Vitamin B12 (cobalamin) and related cobamides are essential cofactors for many gut bacteria, yet their acquisition requires complex uptake systems due to limited availability. In the human gut commensal Bacteroides thetaiotaomicron, cobamide uptake is mediated by multiple operons encoding outer membrane proteins, transporters and uncharacterised lipoproteins, some of which are incorporated into bacterial extracellular vesicles (BEVs). Here, we advance the functional and structural understanding of this cobamide acquisition system by examining previously uncharacterized features. Bioinformatic and promoter-reporter analyses revealed four uptake operons, including novel genes we designate btuK, btuJ, btuL and btuX, with evidence for internal promoters and riboswitch regulation. Recombinant expression and binding assays identified ten cobamide-binding proteins, including three novel lipoproteins (BtuK1, BtuJ1 and BtuJ2). Biophysical measurements demonstrated affinities in the nano- to picomolar range, with BtuJ proteins displaying exceptionally tight binding.
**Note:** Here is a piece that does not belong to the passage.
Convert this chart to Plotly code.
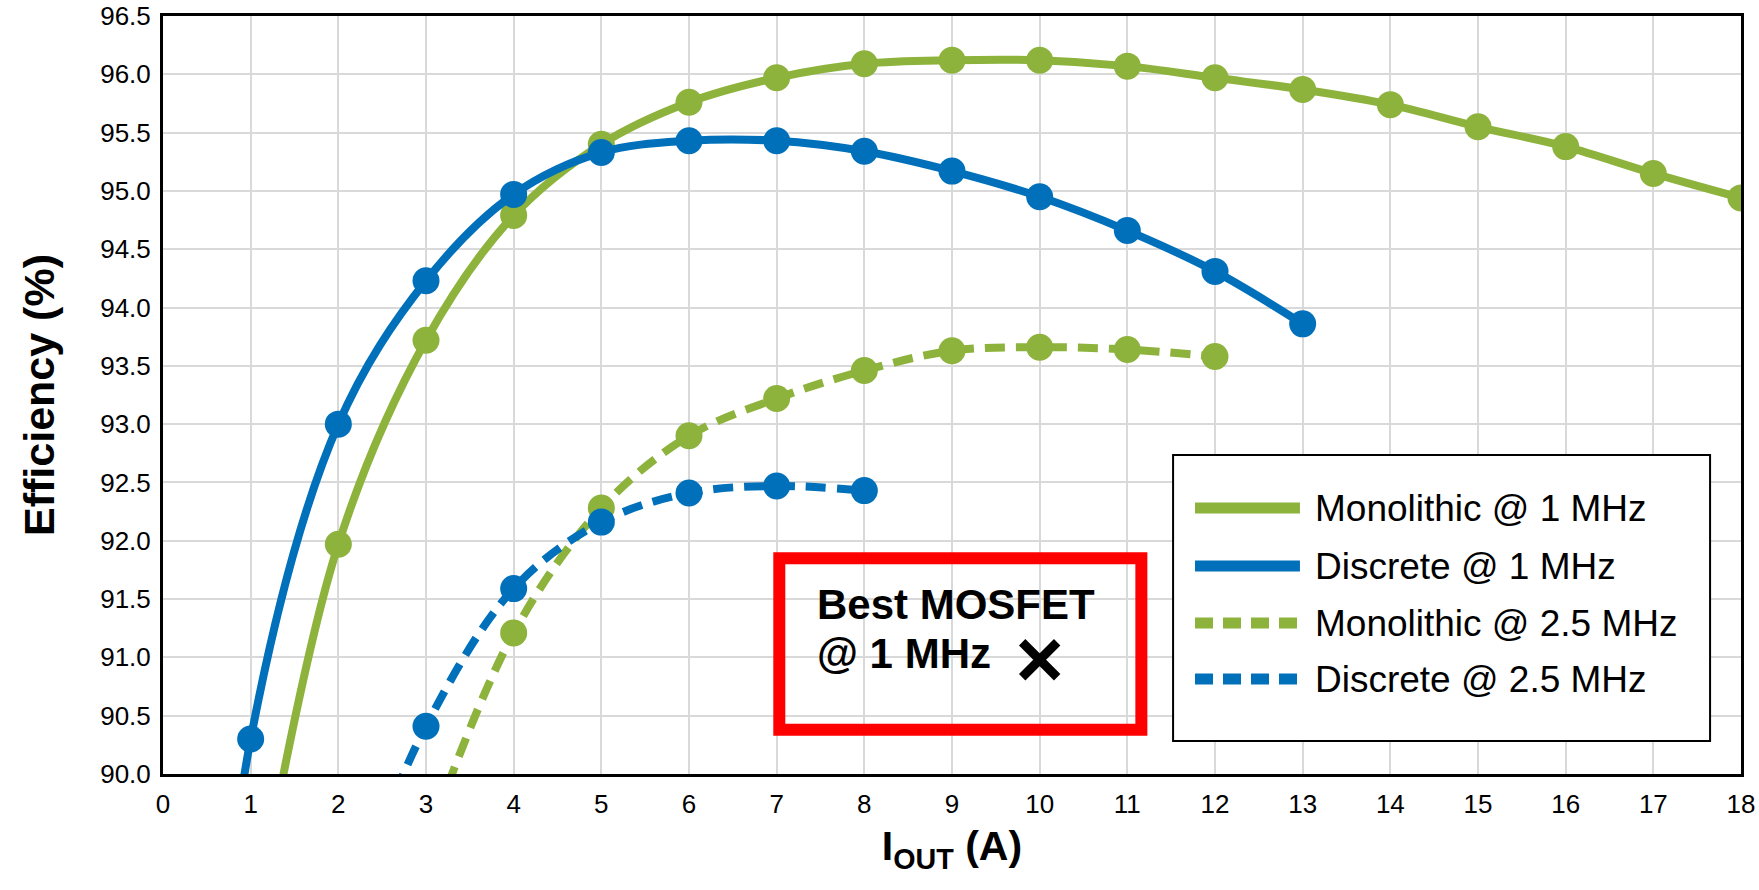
import plotly.graph_objects as go

# ---------------- data ----------------
mono1_x = [1, 2, 3, 4, 5, 6, 7, 8, 9, 10, 11, 12, 13, 14, 15, 16, 17, 18]
mono1_y = [88.5, 91.97, 93.72, 94.79, 95.40, 95.76, 95.97, 96.09, 96.12, 96.12, 96.07,
           95.97, 95.87, 95.74, 95.55, 95.38, 95.15, 94.94]

disc1_x = [0.5, 1, 2, 3, 4, 5, 6, 7, 8, 9, 10, 11, 12, 13]
disc1_y = [86.8, 90.30, 93.00, 94.23, 94.97, 95.33, 95.43, 95.43, 95.34, 95.17, 94.95,
           94.66, 94.31, 93.86]

mono25_x = [3, 4, 5, 6, 7, 8, 9, 10, 11, 12]
mono25_y = [89.4, 91.21, 92.28, 92.90, 93.22, 93.46, 93.63, 93.66, 93.64, 93.58]

disc25_x = [2, 3, 4, 5, 6, 7, 8]
disc25_y = [88.6, 90.41, 91.59, 92.16, 92.41, 92.47, 92.43]

best_x = [10]
best_y = [90.98]

names = ["Monolithic @ 1 MHz", "Discrete @ 1 MHz",
         "Monolithic @ 2.5 MHz", "Discrete @ 2.5 MHz"]

x_ticks = list(range(0, 19))
y_ticks = [90.0 + 0.5 * i for i in range(14)]

# ---------------- styles ----------------
GREEN = "#8db33c"
BLUE = "#0070bb"
FONT = "Liberation Sans, Arial, sans-serif"
LW = 8
MS = 27
DASH_PLOT = "20px,11px"
DASH_LEG = "18px,10px"

fig = go.Figure()

series = [
    (mono1_x, mono1_y, GREEN, "solid"),
    (disc1_x, disc1_y, BLUE, "solid"),
    (mono25_x, mono25_y, GREEN, DASH_PLOT),
    (disc25_x, disc25_y, BLUE, DASH_PLOT),
]
for (xs, ys, col, dash), nm in zip(series, names):
    fig.add_trace(go.Scatter(
        x=xs, y=ys, mode="lines+markers", name=nm, showlegend=False,
        line=dict(color=col, width=LW, dash=dash, shape="spline", smoothing=1.0),
        marker=dict(color=col, size=MS),
    ))

# best MOSFET marker
fig.add_trace(go.Scatter(
    x=best_x, y=best_y, mode="markers", showlegend=False, name="Best MOSFET @ 1 MHz",
    marker=dict(symbol="x-thin", size=35, line=dict(color="black", width=9)),
))

# red box around annotation
fig.add_shape(type="rect", xref="x", yref="y", x0=7.03, x1=11.16, y0=90.38, y1=91.85,
              line=dict(color="#ff0000", width=12), fillcolor="rgba(0,0,0,0)", layer="above")

fig.add_annotation(x=7.44, y=91.455, xref="x", yref="y", text="<b>Best MOSFET</b>",
                   showarrow=False, xanchor="left", yanchor="middle",
                   font=dict(family=FONT, size=42, color="black"))
fig.add_annotation(x=7.44, y=91.03, xref="x", yref="y", text="<b>@ 1 MHz</b>",
                   showarrow=False, xanchor="left", yanchor="middle",
                   font=dict(family=FONT, size=42, color="black"))

# ---------------- legend (drawn in paper coordinates) ----------------
leg_box = dict(x0=0.6401, x1=0.9804, y0=0.0435, y1=0.4208)
leg_line_x = (0.6540, 0.7205)
leg_text_x = 0.7288
leg_rows_y = [0.3509, 0.2744, 0.1992, 0.1253]

fig.add_shape(type="rect", xref="paper", yref="paper", **leg_box,
              line=dict(color="black", width=2), fillcolor="white", layer="above")
for (xs, ys, col, dash), nm, ry in zip(series, names, leg_rows_y):
    fig.add_shape(type="line", xref="paper", yref="paper",
                  x0=leg_line_x[0], x1=leg_line_x[1], y0=ry, y1=ry, layer="above",
                  line=dict(color=col, width=11,
                            dash=("solid" if dash == "solid" else DASH_LEG)))
    fig.add_annotation(x=leg_text_x, y=ry, xref="paper", yref="paper", text=nm,
                       showarrow=False, xanchor="left", yanchor="middle",
                       font=dict(family=FONT, size=37, color="black"))

fig.update_layout(
    width=1759, height=890,
    margin=dict(l=163, r=18, t=16, b=116, autoexpand=False),
    paper_bgcolor="white", plot_bgcolor="white",
    font=dict(family=FONT, color="black"),
    showlegend=False,
    xaxis=dict(
        range=[0, 18], tickmode="array", tickvals=x_ticks, automargin=False,
        showgrid=True, gridcolor="#d9d9d9", gridwidth=2,
        showline=True, linecolor="black", linewidth=3, mirror=True,
        ticks="", ticklabelstandoff=5,
        tickfont=dict(family=FONT, size=26, color="black"),
        zeroline=False,
        title=dict(text="<b>I<sub>OUT</sub> (A)</b>", standoff=14,
                   font=dict(family=FONT, size=41, color="black")),
    ),
    yaxis=dict(
        range=[90, 96.5], tickmode="array", tickvals=y_ticks, tickformat=".1f",
        automargin=False,
        showgrid=True, gridcolor="#d9d9d9", gridwidth=2,
        showline=True, linecolor="black", linewidth=3, mirror=True,
        ticks="", ticklabelstandoff=4,
        tickfont=dict(family=FONT, size=26, color="black"),
        zeroline=False,
        title=dict(text="<b>Efficiency (%)</b>", standoff=33,
                   font=dict(family=FONT, size=43, color="black")),
    ),
)

fig.write_html(
    "out.html",
    config={"displayModeBar": False},
    post_script="document.body.style.margin='0px';"
                "document.documentElement.style.overflow='hidden';",
)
High-resolution crystal structures of BtuJ1 and BtuJ2 revealed an augmented β-jelly-roll fold, with conserved tyrosine residues forming a "halo" around the corrin, suggesting a conserved binding mechanism within the IPR027828 protein family. Comparative proteomics of cells and BEVs under cobamide starvation showed selective enrichment of BtuJ and BtuL in BEVs. Functional assays demonstrated that BEV-mediated cobamide uptake depends specifically on BtuJ1 and BtuJ2, whereas BtuL promotes early-phase BEV release. These findings establish the BtuJ proteins as critical BEV-associated cobamide-binding components, provide structural insights into their tight binding, and suggest a model where BEVs act analogously to siderophores, capturing cobamides for delivery to cells. This work highlights the central role of BEVs in microbial nutrient competition.